Je suis revenue à Paris en mars 1996 pour soutenir la fondation du Foyer Sainte-Thérèse (partie pédagogique) et travailler avec toutes les tranches d’âges de l’ECyD (adultes, jeunes, adolescents) jusqu’en 2001.
Professeur au Centre de formation des consacrées à Monterrey (Mexique)
Ensuite, je suis partie pour le Mexique pour devenir professeur au Centre de formation des consacrées de Monterrey, spécialement dans le domaine des sciences humaines. C’est là que j’ai pu développer davantage ma passion pour l’évangélisation et la transmission des valeurs à travers la culture, notamment le cinéma et la littérature.
J’ai aussi publié en 2006, un livre intitulé « Ecce Homo.
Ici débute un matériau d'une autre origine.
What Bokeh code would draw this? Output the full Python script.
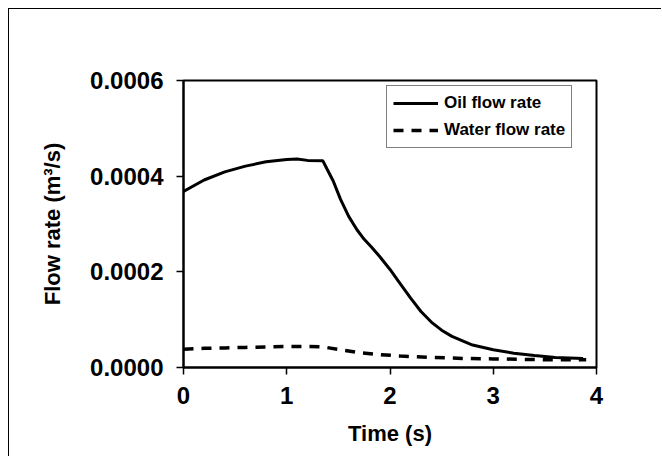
from bokeh.plotting import figure
from bokeh.models import Legend, LegendItem, Range1d, FixedTicker
from bokeh.embed import file_html
from bokeh.resources import INLINE

oil_t = [0.0, 0.2, 0.4, 0.6, 0.8, 1.0, 1.1, 1.2, 1.35, 1.39, 1.45, 1.52, 1.6, 1.68, 1.75,
         1.82, 1.9, 2.0, 2.1, 2.2, 2.3, 2.4, 2.5, 2.6, 2.8, 3.0, 3.2, 3.4, 3.6, 3.87]
oil_q = [0.000368, 0.000392, 0.000409, 0.000421, 0.000430, 0.000435, 0.000436, 0.000433,
         0.000432, 0.000415, 0.000390, 0.000352, 0.000316, 0.000288, 0.000268,
         0.000252, 0.000232, 0.000205, 0.000175, 0.000145, 0.000117, 0.000095, 0.000078,
         0.000065, 0.000047, 0.000037, 0.000030, 0.000025, 0.000021, 0.000019]
water_t = [0.0, 0.2, 0.4, 0.6, 0.8, 1.0, 1.2, 1.35, 1.5, 1.7, 1.9, 2.1, 2.4, 2.7, 3.0,
           3.3, 3.6, 3.9]
water_q = [0.000038, 0.000040, 0.000041, 0.000042, 0.000043, 0.000044, 0.000044, 0.000043,
           0.000038, 0.000031, 0.000027, 0.000024, 0.000021, 0.000019, 0.000018, 0.000017,
           0.000016, 0.000016]
x_ticks = [0, 1, 2, 3, 4]
y_ticks = [0.0, 0.0002, 0.0004, 0.0006]
y_labels = {0.0: "0.0000", 0.0002: "0.0002", 0.0004: "0.0004", 0.0006: "0.0006"}

FONT = "Liberation Sans"
OFF = 9  # outer page frame offset

p = figure(width=662 - OFF, height=457 - OFF, output_backend="svg", toolbar_location=None,
           x_range=Range1d(0, 4), y_range=Range1d(0, 0.0006),
           min_border_left=183 - OFF, min_border_right=66, min_border_top=80 - OFF,
           min_border_bottom=90)
p.styles = {"margin-left": "8px", "margin-top": "8px",
            "border-top": "1.5px solid black", "border-left": "1.5px solid black"}
p.grid.visible = False
p.background_fill_color = "white"
p.border_fill_color = "white"
p.outline_line_color = "black"
p.outline_line_width = 2

r_oil = p.line(oil_t, oil_q, line_color="black", line_width=3)
r_water = p.line(water_t, water_q, line_color="black", line_width=3.5, line_dash="10 8")

for ax in (p.xaxis[0], p.yaxis[0]):
    ax.axis_line_color = "black"
    ax.axis_line_width = 2
    ax.major_tick_line_width = 1.5
    ax.major_tick_in = 0
    ax.major_tick_out = 7
    ax.minor_tick_line_color = None
    ax.major_label_text_font = FONT
    ax.major_label_text_font_style = "bold"
    ax.major_label_text_font_size = "24px"
    ax.major_label_text_color = "black"
    ax.axis_label_text_font = FONT
    ax.axis_label_text_font_style = "bold"
    ax.axis_label_text_font_size = "22px"
    ax.axis_label_text_color = "black"

p.xaxis.ticker = FixedTicker(ticks=x_ticks)
p.yaxis.ticker = FixedTicker(ticks=y_ticks)
p.yaxis.major_label_overrides = y_labels
p.xaxis.axis_label = "Time (s)"
p.yaxis.axis_label = "Flow rate (m\u00b3/s)"
p.xaxis.major_label_standoff = 12
p.yaxis.major_label_standoff = 13
p.xaxis.axis_label_standoff = 14
p.yaxis.axis_label_standoff = 22

legend = Legend(items=[LegendItem(label="Oil flow rate", renderers=[r_oil]),
                       LegendItem(label="Water flow rate", renderers=[r_water])],
                location=(203, 219))
legend.border_line_color = "black"
legend.border_line_width = 1.5
legend.background_fill_color = "white"
legend.label_text_font = FONT
legend.label_text_font_style = "bold"
legend.label_text_font_size = "17px"
legend.label_text_color = "black"
legend.glyph_width = 45
legend.glyph_height = 22
legend.label_height = 22
legend.label_standoff = 6
legend.spacing = 5
legend.padding = 6
legend.margin = 0
p.add_layout(legend, "center")

open("out.html", "w").write(file_html(p, INLINE))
La pasión de Cristo a la luz de la sábana santa ».
Missions en Espagne
En janvier 2011, pour me rapprocher de ma famille, j’ai continué mon enseignement au Centre de formation des consacrées de Madrid jusqu’en 2012 et j’ai commencé à travailler à l’Université Francisco de Vitoria de Madrid, tout particulièrement dans un programme d’accompagnement des élèves de première année (HCP).
Mon arrivée à l’Université Francisco de Vitoria m’a permis de suivre un master en Humanidades qui m’a ouvert la porte au doctorat. Après tant d’années, j’avais l’occasion de revenir à mes amours de jeunesse (la littérature et la science-fiction). Cependant, j’ai réalisé que j’avais besoin d’une mise à jour importante et d’une solide formation pour me lancer dans la recherche qui m’attirait de plus en plus, d’où le besoin de commencer un doctorat.